Cow, short for “clone-on-write”, is a type of smart pointer enum thing. It’s a little bit hard to describe. The type is constrained by some lifetime 'a and a generic type B. B is constrained by 'a + ToOwned + ?Sized, which means this:

  1. - `'a`: `B` cannot contain a lifetime shorter than `'a`
  2. - `ToOwned`: `B` must implement the `ToOwned` trait, which describes how
  3. to convert it to an owned value
  4. - `?Sized`: `B` is allowed to be unsized at compile time, which
  5. basically just means you can use trait objects with `Cow`s

Cow has two variants:

  1. - `Borrowed(&'a B)`: a reference to a `B`, bound to the lifetime of the
  2. trait bound
  3. - `Owned(B::Owned)`: the associated type from the `ToOwned` trait; this
  4. variant owns its value (obviously)

When you want to mutate a Cow (gosh that sounds mad science-y), call to_mut on it. This causes its internal representation to be converted to the Owned variant, hence the clone-on-write semantics.

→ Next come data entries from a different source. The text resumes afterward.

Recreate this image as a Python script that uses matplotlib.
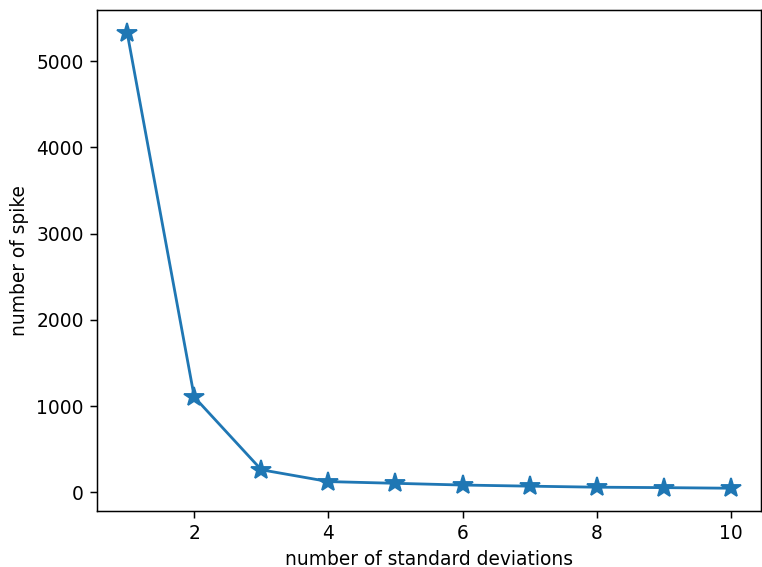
import matplotlib
matplotlib.use("Agg")
import matplotlib.pyplot as plt

n_std = [1, 2, 3, 4, 5, 6, 7, 8, 9, 10]
n_spike = [5330, 1106, 262, 125, 105, 85, 72, 60, 55, 48]

DPI = 134
fig = plt.figure(figsize=(762/DPI, 567/DPI), dpi=DPI)
ax = fig.add_axes([97/762, 1 - 511/567, (761-97)/762, (511-10)/567])
ax.plot(n_std, n_spike, marker='*', markersize=11)
ax.set_xlabel('number of standard deviations')
ax.set_ylabel('number of spike')
fig.savefig('out.png', dpi=DPI)
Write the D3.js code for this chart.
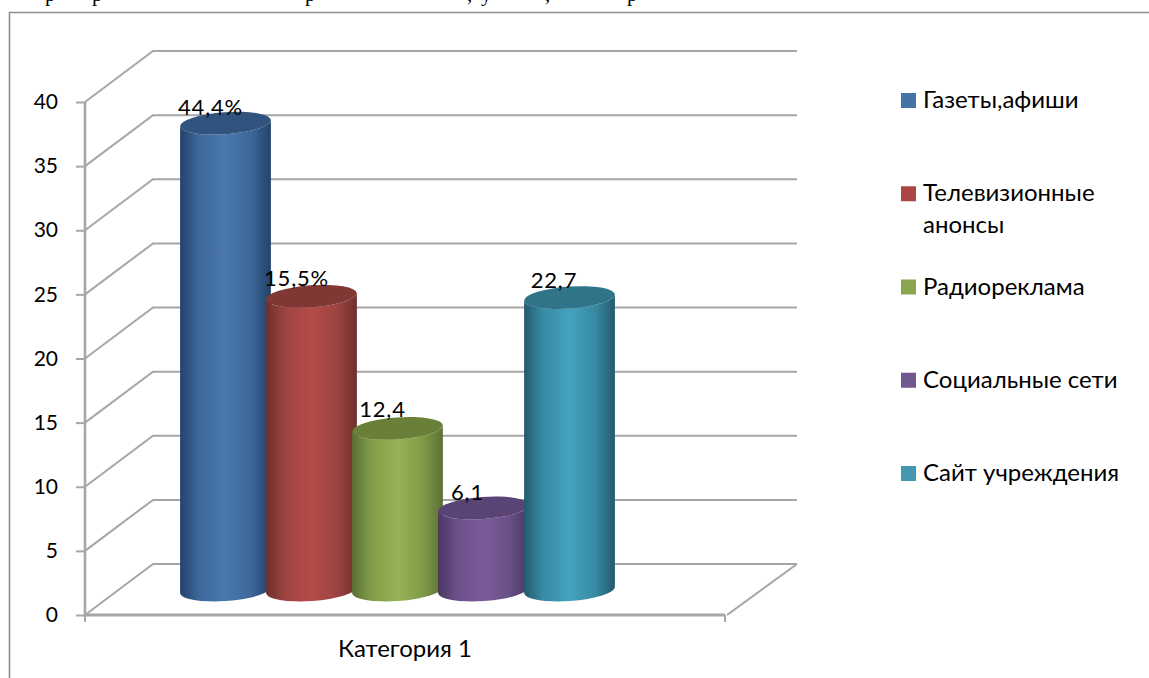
<!DOCTYPE html>
<html>
<head>
<meta charset="utf-8">
<script src="https://cdn.jsdelivr.net/npm/d3@7"></script>
<style>
  html, body { margin: 0; padding: 0; background: #fff; overflow: hidden; }
  text { font-family: Lato, "Open Sans", sans-serif; fill: #000; }
</style>
</head>
<body>
<div class="chart"></div>
<script>
// Chart data
const categories = ["Категория 1"];
const seriesNames = ["Газеты,афиши", "Телевизионные анонсы", "Радиореклама", "Социальные сети", "Сайт учреждения"];
const seriesValues = [36.4, 22.9, 12.6, 6.4, 22.8];
const valueLabels = ["44,4%", "15,5%", "12,4", "6,1", "22,7"];
const yTicks = [0, 5, 10, 15, 20, 25, 30, 35, 40];

// [edge, mid, centre, cap, legend] for each series
const seriesColors = [
    ["#22426a", "#3d6799", "#4a78ae", "#31547f", "#4473a8"],
    ["#6e2f2d", "#9c4341", "#b44c49", "#813734", "#aa4644"],
    ["#5b7034", "#7f9b49", "#95b355", "#6a8038", "#89a54e"],
    ["#4a3763", "#694f87", "#7b5c9b", "#5a4475", "#71588f"],
    ["#235a6e", "#388aa3", "#45a2be", "#2f7488", "#4198af"]
];

const width = 1149;
const height = 678;
const wallX = 68, wallY = 51;   // offset of back wall
const wallRight = 797;
const barDepthY = 25;           // bars stand half way into the floor
const barRx = 45.5, barRy = 11;
const tilt = -4;

const svg = d3.select(".chart")
    .append("svg")
    .attr("width", width)
    .attr("height", height)
    .style("display", "block");

const defs = svg.append("defs");

// Scales
const yScale = d3.scaleLinear().domain([0, 40]).range([615, 102]);
const xCat = d3.scaleBand().domain(categories).range([85, 725]);
const xBar = d3.scaleBand().domain(seriesNames).range([182.5, 612.5]);

// Bottoms of the line of page text cut off above the chart
const cutText = [["р", 45], ["р", 92], ["р", 305], [",", 467], ["у", 481], [",", 545], ["р", 627]];
svg.selectAll(".cut-text")
    .data(cutText)
    .enter()
    .append("text")
    .attr("class", "cut-text")
    .attr("x", d => d[1])
    .attr("y", 1)
    .style("font-family", "'Liberation Serif', serif")
    .style("font-size", "21px")
    .text(d => d[0]);

// Outer frame, open on the right and at the bottom
svg.append("path")
    .attr("d", `M9.5,${height} V12.5 H${width}`)
    .attr("fill", "none")
    .attr("stroke", "#8f8f8f")
    .attr("stroke-width", 1.6);

// Walls: gridlines run along the floor side and back wall
const gridColor = "#a6a6a6";
svg.selectAll(".grid")
    .data(yTicks)
    .enter()
    .append("path")
    .attr("class", "grid")
    .attr("fill", "none")
    .attr("stroke", gridColor)
    .attr("stroke-width", 2)
    .attr("d", d => `M85,${yScale(d)} L${85 + wallX},${yScale(d) - wallY} H${wallRight}`);

// Right edge of the floor
svg.append("line")
    .attr("x1", 727).attr("y1", yScale(0))
    .attr("x2", wallRight).attr("y2", yScale(0) - wallY)
    .attr("stroke", gridColor)
    .attr("stroke-width", 2);

// Cylinders
seriesNames.forEach((name, i) => {
    const c = seriesColors[i];
    const grad = defs.append("linearGradient").attr("id", "bar" + i);
    [[0, c[0]], [0.2, c[1]], [0.5, c[2]], [0.78, c[1]], [1, c[0]]].forEach(s => {
        grad.append("stop").attr("offset", s[0]).attr("stop-color", s[1]);
    });
});

const rad = tilt * Math.PI / 180;
const ex = barRx * Math.cos(rad), ey = barRx * Math.sin(rad);
const barCx = d => xBar(d) + xBar.bandwidth() / 2;
const barTop = v => yScale(v) - barDepthY;
const barBase = yScale(0) - barDepthY;

const bars = svg.selectAll(".bar")
    .data(seriesNames)
    .enter()
    .append("g")
    .attr("class", "bar");

bars.append("path")
    .attr("fill", (d, i) => `url(#bar${i})`)
    .attr("d", (d, i) => {
        const cx = barCx(d), t = barTop(seriesValues[i]);
        return `M${cx - ex},${t - ey} L${cx - ex},${barBase - ey} ` +
            `A${barRx},${barRy} ${tilt} 0 0 ${cx + ex},${barBase + ey} ` +
            `L${cx + ex},${t + ey} ` +
            `A${barRx},${barRy} ${tilt} 0 1 ${cx - ex},${t - ey} Z`;
    });

bars.append("ellipse")
    .attr("rx", barRx)
    .attr("ry", barRy)
    .attr("fill", (d, i) => seriesColors[i][3])
    .attr("transform", (d, i) => `translate(${barCx(d)},${barTop(seriesValues[i])}) rotate(${tilt})`);

// Value labels, Lato digits are narrower here so they get some spacing
const labelDx = [-15, -15, -15, -16, -15.5];
const labelDy = [-8, -10, -11, -8, -10];
svg.selectAll(".value-label")
    .data(valueLabels)
    .enter()
    .append("text")
    .attr("class", "value-label")
    .attr("x", (d, i) => barCx(seriesNames[i]) + labelDx[i])
    .attr("y", (d, i) => barTop(seriesValues[i]) + labelDy[i])
    .attr("text-anchor", "middle")
    .style("font-size", "22px")
    .style("letter-spacing", "0.8px")
    .text(d => d);

// Y axis
const yAxis = svg.append("g")
    .attr("transform", "translate(85,0)")
    .call(d3.axisLeft(yScale).tickValues(yTicks).tickSize(9).tickPadding(18));
yAxis.selectAll("text").style("font-size", "21px");
yAxis.selectAll("line").attr("stroke", gridColor).attr("stroke-width", 2);
yAxis.select(".domain").attr("stroke", gridColor).attr("stroke-width", 2.6).attr("d", `M0,${yScale(40)} V${yScale(0)}`);

// X axis, ticks on the edges of the category
const xAxis = svg.append("g");
xAxis.append("line")
    .attr("x1", 85).attr("x2", 725)
    .attr("y1", yScale(0)).attr("y2", yScale(0))
    .attr("stroke", gridColor)
    .attr("stroke-width", 3);
xAxis.selectAll(".x-tick")
    .data(xCat.range())
    .enter()
    .append("line")
    .attr("class", "x-tick")
    .attr("x1", d => d).attr("x2", d => d)
    .attr("y1", yScale(0)).attr("y2", yScale(0) + 7)
    .attr("stroke", gridColor)
    .attr("stroke-width", 2);
xAxis.selectAll(".x-label")
    .data(categories)
    .enter()
    .append("text")
    .attr("class", "x-label")
    .attr("x", d => xCat(d) + xCat.bandwidth() / 2)
    .attr("y", 657)
    .attr("text-anchor", "middle")
    .style("font-size", "24px")
    .text(d => d);

// Legend
const legendY = d3.scalePoint().domain(seriesNames).range([93, 466]);
const legend = svg.selectAll(".legend")
    .data(seriesNames)
    .enter()
    .append("g")
    .attr("class", "legend")
    .attr("transform", d => `translate(901,${legendY(d)})`);

legend.append("rect")
    .attr("width", 15)
    .attr("height", 15)
    .attr("fill", (d, i) => seriesColors[i][4]);

legend.append("text")
    .attr("x", 22)
    .attr("y", 15)
    .style("font-size", "24px")
    .each(function(d) {
        // long names wrap after the first word
        const words = d.split(" ");
        const wrap = d.length > 16;
        const el = d3.select(this);
        if (wrap) {
            words.forEach((w, i) => {
                el.append("tspan").attr("x", 22).attr("dy", i ? 32 : 0).text(w);
            });
        } else {
            el.text(d);
        }
    });
</script>
</body>
</html>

Note that this causes an allocation.

Aside: there’s a now-deprecated trait called IntoCow which I think is probably the best trait name in std.


Bovine Intervention!

  1. struct Token<'a> {
  2. raw: Cow<'a, str>,
  3. }
  4. impl<'a> Token<'a> {
  5. pub fn new<S: Into<Cow<'a, str>>(raw: S) -> Token<'a>
  6. Token { raw: raw.into(), }
  7. }
  8. }
  9. // ...
  10. let token = Token::new(Cow::Borrowed("it's a secret"));
  11. let secret: String = load_secret("api.example.com");
  12. let token = Token::new(Cow::Owned(secret));

???

Now we can pass either a String or an &str into our struct just fine, and &strs won’t trigger an allocation. The lifetime bound on an &str still needs to be 'static for it to escape the current stack frame, but we can’t really solve that problem anyway. We can also send Tokens across threads, so long as they’re 'static. Pretty nice, right?


Recap

  • If you want to have the potential to own or borrow a value in a struct, Cow is right for you.
  • Cow can be used with more than just &str/String, though this is a very common usage.
  • When you mutate a Cow, it might have to allocate and become its Owned variant.
  • The type inside of the Cow must be convertible to some owned form.